Cihazın arkasına bakmamız gerekirse oldukça fazla sayıda giriş ve çıkış görüyoruz. Sol taraftan başlamak gerekirse üst bölümde pre çıkışı, line çıkışı ve subwoofer çıkışlarını görüyoruz. Pre çıkışı sayesinde cihazını ek bir güç amplifikatörüne bağlayabilir, line çıkışı sayesinde ise cihazını var olan sisteminize entegre edip CD çalar, Streamer gibi özelliklerinden faydalanabilirsiniz. Bunların yanında kayıt için giriş ve çıkışa yer verilmiş. Bunların yanında ise 2 adet analog giriş var. Kayıt girişini de sayarsak toplamda 3 adet analog girişimiz oluyor. Örneğin pikabınızı, kasetçalarınızı veya benzer cihazlarınızı bağlamak için yeterli girişe sahibiz. Bu arada pikabınızı bağlamak için bir pikap katına ihtiyacınız olacağınızı belirteyim. Bu giriş çıkışların hemen alt bölümünde hoparlör bağlantıları buluyor.
Arka bölümün merkez kısmı, dijital giriş/çıkışlara ve aksesuarlara ayrılmış. Bu bölümde sol tarafta FM radyo anten girişi var. Bunun yanında bir adet koaksiyel dijital çıkış bulunuyor. Hemen sağ tarafta ise toplam 3 adet koaksiyel girişe yer verilmiş. Bunların hemen yanında iki adet optik giriş bulunuyor. Hemen sağ tarafta network bağlantısı için kablosuz anten girişi ve LAN girişi var.
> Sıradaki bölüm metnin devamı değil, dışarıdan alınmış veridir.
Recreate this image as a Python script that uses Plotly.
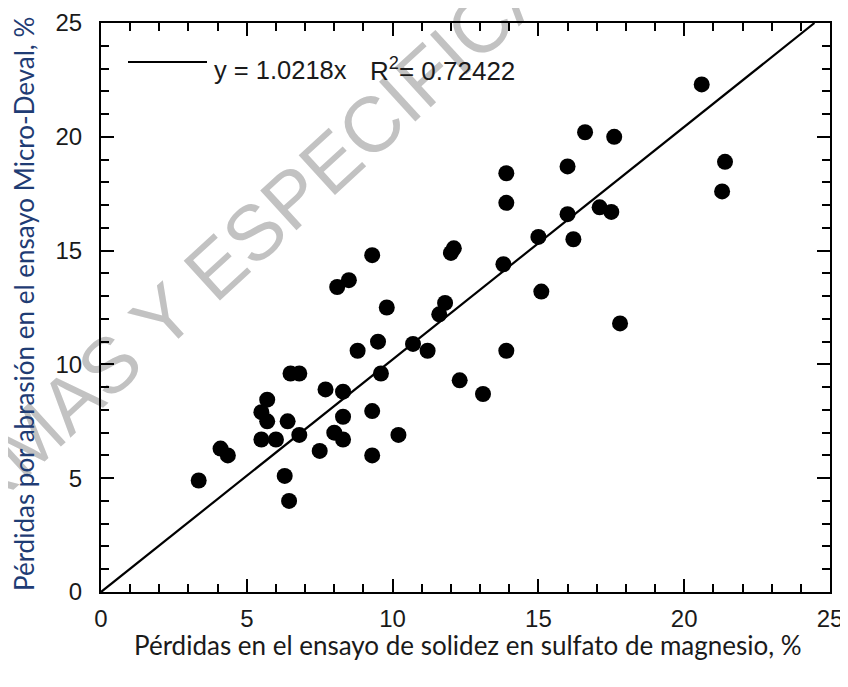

Bunların sağında ise iki adet USB girişi dikkat çekiyor. Birincisi hard disk bağlamak için ikincisi ise taşınabilir müzik çalarlar için eklenmiş. Cihazın sağ kısmında ise elektrik girişi hemen altında güncellemeler için kullanılabilecek RS232 girişi ve son olarak T+A markalı diğer cihazları entegre etme amacı ile kullanılan E-link girişine yer verilmiş. Bu kadar fazla giriş çıkışa rağmen istediğiniz kalınlıkta kablo kullanabileceğiniz yeterli yer mevcut T+A E-Series Music Receiver’ın arkasında.
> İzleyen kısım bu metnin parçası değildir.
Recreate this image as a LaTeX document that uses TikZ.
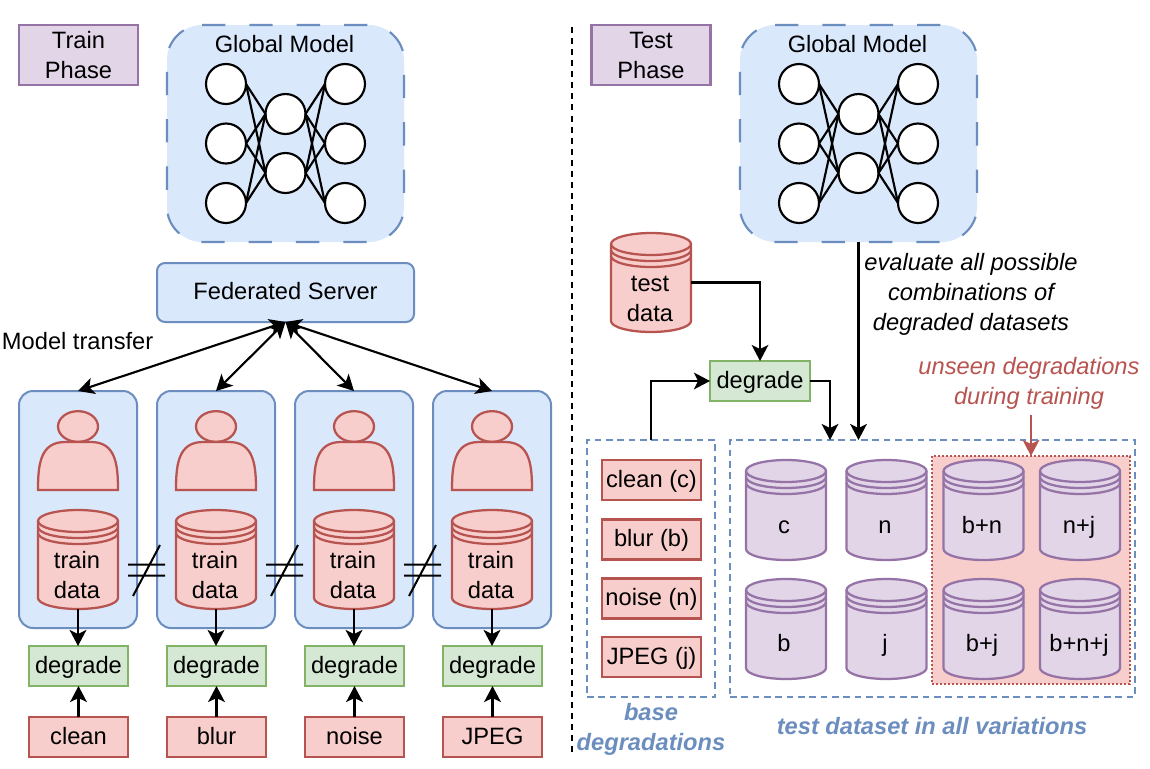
\documentclass[tikz,border=0pt]{standalone}
\usepackage{fontspec}
\setmainfont{Liberation Sans}
\usetikzlibrary{arrows.meta,shapes.geometric}
\definecolor{bluef}{HTML}{DAE8FC}\definecolor{blued}{HTML}{6C8EBF}
\definecolor{redf}{HTML}{F8CECC}\definecolor{redd}{HTML}{B85450}
\definecolor{greenf}{HTML}{D5E8D4}\definecolor{greend}{HTML}{82B366}
\definecolor{purf}{HTML}{E1D5E7}\definecolor{purd}{HTML}{9673A6}
\newcommand\fsz{\fontsize{17.75}{22.5}\selectfont}
\tikzset{
  every node/.style={font=\fsz,inner sep=0pt,outer sep=0pt,align=center},
  oneline/.style={text height=14.5pt,text depth=4pt},
  arr/.style={line width=1.6pt,-{Stealth[length=12pt,width=12.5pt,inset=3pt]}},
  arrt/.style={line width=2.1pt,-{Stealth[length=12pt,width=12.5pt,inset=3pt]}},
  arrb/.style={line width=1.6pt,{Stealth[length=12pt,width=12.5pt,inset=3pt]}-{Stealth[length=12pt,width=12.5pt,inset=3pt]}},
  redbox/.style={draw=redd,fill=redf,line width=1.7pt,oneline},
  greenbox/.style={draw=greend,fill=greenf,line width=1.7pt,oneline},
  purbox/.style={draw=purd,fill=purf,line width=1.7pt},
  clientbox/.style={draw=blued,fill=bluef,line width=1.5pt,rounded corners=10.5pt},
  serverbox/.style={draw=blued,fill=bluef,line width=1.5pt,rounded corners=6pt,oneline},
  neuron/.style={circle,draw=black,fill=white,line width=1.6pt,minimum size=30pt},
  dashbox/.style={draw=blued,line width=1.5pt,dash pattern=on 5pt off 3.5pt},
  noteblue/.style={text=blued,font=\fsz\bfseries\itshape},
}
% rectangle node given by its corners: style, name, x1, y1, x2, y2, text
\newcommand\rnode[7]{\node[#1,minimum width={(#5-#3)*.75pt},minimum height={(#6-#4)*.75pt}] (#2) at ({(#3+#5)/2},{(#4+#6)/2}) {#7};}
% cylinder: colour prefix, name, x1, y0, x2, y1
\newcommand\cyl[6]{%
  \pgfmathsetmacro\cxa{#3}\pgfmathsetmacro\cxb{#5}\pgfmathsetmacro\cm{(#3+#5)/2}%
  \pgfmathsetmacro\ck{(#5-#3)/2*.5523}\pgfmathsetmacro\cya{#4+11}\pgfmathsetmacro\cyb{#6-11}%
  \pgfmathsetmacro\cyc{#4+11*(1-.5523)}\pgfmathsetmacro\cyd{#4+11*(1+.5523)}%
  \pgfmathsetmacro\cye{#6-11*(1-.5523)}%
  \path[draw=#1d,fill=#1f,line width=1.7pt,line join=round]
    (\cxa,\cya) .. controls (\cxa,\cyc) and ({\cm-\ck},#4) .. (\cm,#4)
    .. controls ({\cm+\ck},#4) and (\cxb,\cyc) .. (\cxb,\cya)
    -- (\cxb,\cyb) .. controls (\cxb,\cye) and ({\cm+\ck},#6) .. (\cm,#6)
    .. controls ({\cm-\ck},#6) and (\cxa,\cye) .. (\cxa,\cyb) -- cycle;
  \foreach \d in {0,6,12}{
    \draw[draw=#1d,line width=1.7pt]
      (\cxa,\cya+\d) .. controls (\cxa,\cyd+\d) and ({\cm-\ck},#4+22+\d) .. (\cm,#4+22+\d)
      .. controls ({\cm+\ck},#4+22+\d) and (\cxb,\cyd+\d) .. (\cxb,\cya+\d);}
  \node[minimum width={(#5-#3)*.75pt},minimum height={(#6-#4)*.75pt}] (#2) at (\cm,{(#4+#6)/2}) {};%
}
% global model: name, x offset
\newcommand\gmodel[2]{%
  \begin{scope}[shift={(#2,0)}]
  \fill[bluef] (202,25) -- (369,25) .. controls (388,25) and (404,41) .. (404,60) -- (404,207) .. controls (404,226) and (388,242) .. (369,242) -- (202,242) .. controls (183,242) and (167,226) .. (167,207) -- (167,60) .. controls (167,41) and (183,25) .. (202,25) -- cycle;
  \draw[blued,line width=1.6pt,dash pattern=on 17.5pt off 18pt] (202,25) -- (369,25) .. controls (388,25) and (404,41) .. (404,60) -- (404,207) .. controls (404,226) and (388,242) .. (369,242) -- (202,242) .. controls (183,242) and (167,226) .. (167,207) -- (167,60) .. controls (167,41) and (183,25) .. (202,25) -- cycle;
  \node[minimum width=177.75pt,minimum height=162.75pt] (#1) at (285.5,133.5) {};
  \node[oneline] (#1t) at (284.5,45.5) {Global Model};
  \foreach \n/\x/\y in {l1/226/84,l2/226/143.5,l3/226/203,m1/285.5/114,m2/285.5/173,r1/345/84,r2/345/143.5,r3/345/203}
    \node[neuron] (#1\n) at (\x,\y) {};
  \foreach \a in {1,2,3}\foreach \b in {1,2}{
    \draw[line width=1.6pt] (#1l\a.east) -- (#1m\b.west);
    \draw[line width=1.6pt] (#1m\b.east) -- (#1r\a.west);}
  \end{scope}}
\begin{document}
\begin{tikzpicture}[x=.75pt,y=-.75pt]
\useasboundingbox (0,0) rectangle (1150,768);
\fill[white] (0,0) rectangle (1150,768);
% phases
\rnode{purbox}{trainp}{19}{25}{138}{85}{Train\\Phase}
\rnode{purbox}{testp}{591.5}{25}{710.5}{85}{Test\\Phase}
\coordinate (vt) at (572,27); \coordinate (vb) at (572,757);
\draw[line width=1.5pt,dash pattern=on 4.5pt off 3.8pt] (vt) -- (vb);
\gmodel{gma}{0}
\gmodel{gmb}{573}
\rnode{serverbox}{fs}{157}{263}{414}{322}{Federated Server}
\node[anchor=west,oneline] (mt) at (2,342) {Model transfer};
% clients
\foreach \i/\xo/\lab in {1/0/clean,2/138/blur,3/276/noise,4/414/JPEG}{
  \begin{scope}[shift={(\xo,0)}]
  \rnode{clientbox}{cl\i}{19}{391}{137}{628}{}
  \node[draw=redd,fill=redf,line width=1.7pt,ellipse,minimum width=30pt,minimum height=23pt] (h\i) at (78,426.5) {};
  \path[draw=redd,fill=redf,line width=1.7pt,line join=miter] (38,490) .. controls (38,465) and (40,442) .. (65,442) -- (91,442) .. controls (116,442) and (118,465) .. (118,490) -- cycle;
  \cyl{red}{cy\i}{38}{510}{118}{609}
  \node (cyt\i) at (77,575) {train\\data};
  \rnode{greenbox}{dg\i}{29}{646}{128}{686}{degrade}
  \rnode{redbox}{src\i}{29}{717}{128}{757}{\lab}
  \end{scope}
  \draw[arrt] (cy\i.south) -- (cy\i.south |- dg\i.north);
  \draw[arrt] (src\i.north) -- (dg\i.south);
  \draw[arrb] (fs.south) -- (cl\i.north);
}
\foreach \xo in {0,138,276}{
  \begin{scope}[shift={(\xo,0)}]
  \draw[line width=1.5pt] (128,564.5) -- (165,564.5) (128,575.5) -- (165,575.5) (133,596) -- (160,545);
  \end{scope}}
% test side
\cyl{red}{td}{611}{233}{691}{332}
\node (tdt) at (650,299) {test\\data};
\rnode{greenbox}{deg}{710}{361}{810}{401}{degrade}
\rnode{dashbox}{bb}{587}{440}{715}{697}{}
\rnode{dashbox}{tb}{730}{440}{1135}{697}{}
\rnode{redbox}{b1}{602}{460}{701}{500}{clean (c)}
\rnode{redbox}{b2}{602}{519.5}{701}{559.5}{blur (b)}
\rnode{redbox}{b3}{602}{578.5}{701}{618.5}{noise (n)}
\rnode{redbox}{b4}{602}{637}{701}{677}{JPEG (j)}
\rnode{draw=redd,fill=redf,line width=1.7pt,dash pattern=on 1.5pt off 1.5pt}{ub}{932}{456}{1130}{684}{}
\cyl{pur}{d1}{746}{460}{826}{560}
\cyl{pur}{d2}{846.5}{460}{926.5}{560}
\cyl{pur}{d3}{943.5}{460}{1023.5}{560}
\cyl{pur}{d4}{1040}{460}{1120}{560}
\cyl{pur}{d5}{746}{579}{826}{679}
\cyl{pur}{d6}{846.5}{579}{926.5}{679}
\cyl{pur}{d7}{943.5}{579}{1023.5}{679}
\cyl{pur}{d8}{1040}{579}{1120}{679}
\node[oneline] (d1t) at (784,526) {c};
\node[oneline] (d2t) at (885,526) {n};
\node[oneline] (d3t) at (982,526) {b+n};
\node[oneline] (d4t) at (1079,526) {n+j};
\node[oneline] (d5t) at (784,644) {b};
\node[oneline] (d6t) at (885,644) {j};
\node[oneline] (d7t) at (982,644) {b+j};
\node[oneline] (d8t) at (1079,644) {b+n+j};
\draw[arr] (td.east) -| (deg.north);
\draw[arr] (bb.north) |- (deg.west);
\coordinate (in1) at (830,440);
\draw[arr] (deg.east) -| (in1);
\coordinate (in2) at (858.5,440);
\draw[arr] (gmb.south) -- (in2);
\node[font=\fsz\itshape,text=black] (ev) at (971,294.5) {evaluate all possible\\combinations of\\degraded datasets};
\node[font=\fsz\itshape,text=redd] (un) at (1029,383) {unseen degradations\\during training};
\coordinate (un2) at (1031,415);
\draw[redd,arr] (un2) -- (ub.north);
\node[noteblue] (bd) at (651,729.5) {base\\degradations};
\node[noteblue] (td2) at (932,726) {test dataset in all variations};
\end{tikzpicture}
\end{document}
Cihazın fiziksel özelliklerinden bahsetmişken “ben olsam farklı tasarlardım” dediğim iki noktayı da ekleyeyim. Birincisi cihazın üst kapağı giriş/çıkışların bulunduğu bölümün üzerini kapladığı için cihazı ulaşması zor bir yere koyunca kabloları yerleştirmek konusunda sıkıntı yaşayabilirsiniz. Diğer nokta ise USB girişlerinin arkaya konulmuş olması. Özellikle taşınabilir müzik çalar bağlantısı önde daha konforlu bir kullanım sağlardı bana sorarsanız. Bunu çözmek aslında sorun değil, ya kabloları sabit bırakıp gerektiğinde kullanacaksınız veya bir USB uzatma kablosu takıp ulaşılabilir bir yerde bırakacaksınız.
Ürün gerçekten çok sağlam duruyor ve son derece şık. Açıkçası bir yerlere saklamak yerine salonun ortasında durmasını isteyeceğiniz türden bir ürün. Üründe yer verilen giriş ve çıkışlara ise söylenebilecek bir şey yok. Normal bir evde bu kadar girişi dolduracak sayıda cihaz bulunabileceğini düşünmüyorum. Oyun konsollarınızdan, bilgisayarlarınıza neredeyse her şeyi bağlasanız bile bir çok giriş boş kalacaktır emin olun!